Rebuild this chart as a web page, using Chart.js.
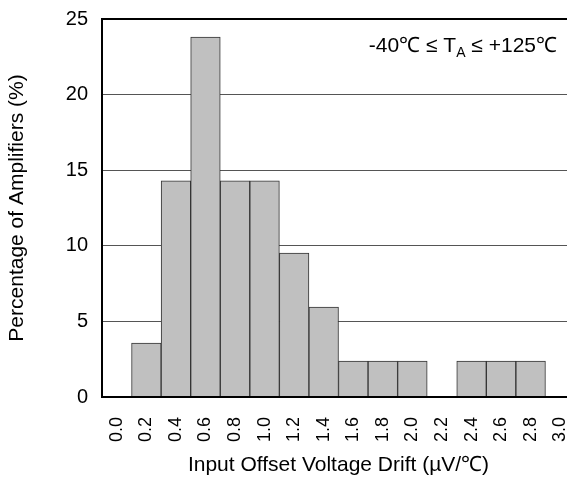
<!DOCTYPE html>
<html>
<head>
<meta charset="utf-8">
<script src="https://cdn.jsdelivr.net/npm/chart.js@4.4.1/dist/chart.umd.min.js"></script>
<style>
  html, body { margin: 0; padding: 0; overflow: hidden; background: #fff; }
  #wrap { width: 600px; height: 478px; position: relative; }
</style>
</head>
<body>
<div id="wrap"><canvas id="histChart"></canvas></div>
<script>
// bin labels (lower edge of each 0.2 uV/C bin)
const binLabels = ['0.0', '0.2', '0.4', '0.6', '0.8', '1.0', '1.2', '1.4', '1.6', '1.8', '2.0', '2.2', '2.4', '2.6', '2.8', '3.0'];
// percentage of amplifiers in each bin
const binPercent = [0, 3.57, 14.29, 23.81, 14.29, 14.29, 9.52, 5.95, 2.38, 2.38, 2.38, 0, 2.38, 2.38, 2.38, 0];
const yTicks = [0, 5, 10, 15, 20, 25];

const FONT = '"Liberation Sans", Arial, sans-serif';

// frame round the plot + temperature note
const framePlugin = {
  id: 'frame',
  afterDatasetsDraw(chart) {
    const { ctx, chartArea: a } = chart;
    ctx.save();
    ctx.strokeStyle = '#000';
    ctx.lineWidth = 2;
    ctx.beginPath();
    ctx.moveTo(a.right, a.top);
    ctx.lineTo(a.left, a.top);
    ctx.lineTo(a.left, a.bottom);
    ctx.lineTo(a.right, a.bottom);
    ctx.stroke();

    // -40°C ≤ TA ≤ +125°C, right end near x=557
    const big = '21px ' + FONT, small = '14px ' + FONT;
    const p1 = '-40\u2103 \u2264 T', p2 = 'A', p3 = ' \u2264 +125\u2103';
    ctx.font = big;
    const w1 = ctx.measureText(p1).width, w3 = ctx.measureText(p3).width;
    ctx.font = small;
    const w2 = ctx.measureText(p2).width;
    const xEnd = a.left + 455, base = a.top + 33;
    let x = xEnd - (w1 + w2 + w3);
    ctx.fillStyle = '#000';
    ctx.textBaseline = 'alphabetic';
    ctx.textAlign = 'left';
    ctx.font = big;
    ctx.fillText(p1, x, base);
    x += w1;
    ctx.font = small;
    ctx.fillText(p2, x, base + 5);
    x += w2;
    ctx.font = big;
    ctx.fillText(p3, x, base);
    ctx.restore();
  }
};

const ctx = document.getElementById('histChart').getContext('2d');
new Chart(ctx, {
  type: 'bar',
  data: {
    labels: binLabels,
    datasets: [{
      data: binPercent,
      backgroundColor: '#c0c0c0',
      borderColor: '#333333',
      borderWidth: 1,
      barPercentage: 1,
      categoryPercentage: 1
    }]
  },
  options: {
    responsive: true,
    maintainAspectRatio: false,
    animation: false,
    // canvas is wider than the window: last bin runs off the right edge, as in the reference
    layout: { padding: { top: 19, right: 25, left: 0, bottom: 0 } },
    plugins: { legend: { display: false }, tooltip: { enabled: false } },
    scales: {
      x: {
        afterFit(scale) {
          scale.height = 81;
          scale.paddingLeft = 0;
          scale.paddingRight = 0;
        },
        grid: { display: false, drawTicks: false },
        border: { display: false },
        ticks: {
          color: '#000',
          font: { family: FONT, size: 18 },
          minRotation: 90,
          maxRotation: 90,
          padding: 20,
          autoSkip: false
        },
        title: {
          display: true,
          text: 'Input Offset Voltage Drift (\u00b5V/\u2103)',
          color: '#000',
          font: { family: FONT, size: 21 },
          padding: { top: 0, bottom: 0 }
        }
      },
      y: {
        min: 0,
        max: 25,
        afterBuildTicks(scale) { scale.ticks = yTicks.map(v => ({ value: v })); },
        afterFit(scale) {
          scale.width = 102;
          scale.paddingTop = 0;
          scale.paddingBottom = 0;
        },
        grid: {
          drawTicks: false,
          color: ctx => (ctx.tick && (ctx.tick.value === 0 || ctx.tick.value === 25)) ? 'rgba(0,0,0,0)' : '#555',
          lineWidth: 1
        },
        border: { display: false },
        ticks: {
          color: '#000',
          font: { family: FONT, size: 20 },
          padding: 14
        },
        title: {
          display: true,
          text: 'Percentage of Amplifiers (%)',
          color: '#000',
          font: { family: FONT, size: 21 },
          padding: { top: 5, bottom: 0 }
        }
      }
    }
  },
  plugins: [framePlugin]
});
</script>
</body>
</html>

...

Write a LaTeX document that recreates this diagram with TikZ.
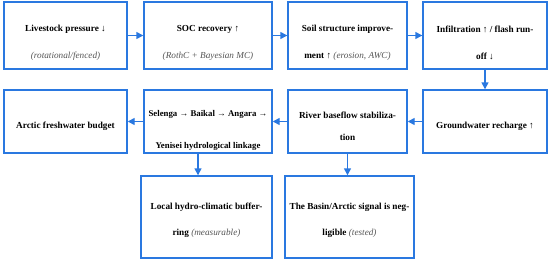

Aim of the task.
Start at the line containing "Rebuild this chart" and stop at the line containing "ctx.stroke();"; transcribe those lines exactly, skipping pictures.

Expected answer.
Rebuild this chart as a web page, using Chart.js.
<!DOCTYPE html>
<html>
<head>
<meta charset="utf-8">
<script src="https://cdn.jsdelivr.net/npm/chart.js@4.4.1/dist/chart.umd.min.js"></script>
<style>
  html, body { margin: 0; padding: 0; overflow: hidden; background: #fff; }
  #wrap { width: 600px; height: 478px; position: relative; }
</style>
</head>
<body>
<div id="wrap"><canvas id="histChart"></canvas></div>
<script>
// bin labels (lower edge of each 0.2 uV/C bin)
const binLabels = ['0.0', '0.2', '0.4', '0.6', '0.8', '1.0', '1.2', '1.4', '1.6', '1.8', '2.0', '2.2', '2.4', '2.6', '2.8', '3.0'];
// percentage of amplifiers in each bin
const binPercent = [0, 3.57, 14.29, 23.81, 14.29, 14.29, 9.52, 5.95, 2.38, 2.38, 2.38, 0, 2.38, 2.38, 2.38, 0];
const yTicks = [0, 5, 10, 15, 20, 25];

const FONT = '"Liberation Sans", Arial, sans-serif';

// frame round the plot + temperature note
const framePlugin = {
  id: 'frame',
  afterDatasetsDraw(chart) {
    const { ctx, chartArea: a } = chart;
    ctx.save();
    ctx.strokeStyle = '#000';
    ctx.lineWidth = 2;
    ctx.beginPath();
    ctx.moveTo(a.right, a.top);
    ctx.lineTo(a.left, a.top);
    ctx.lineTo(a.left, a.bottom);
    ctx.lineTo(a.right, a.bottom);
    ctx.stroke();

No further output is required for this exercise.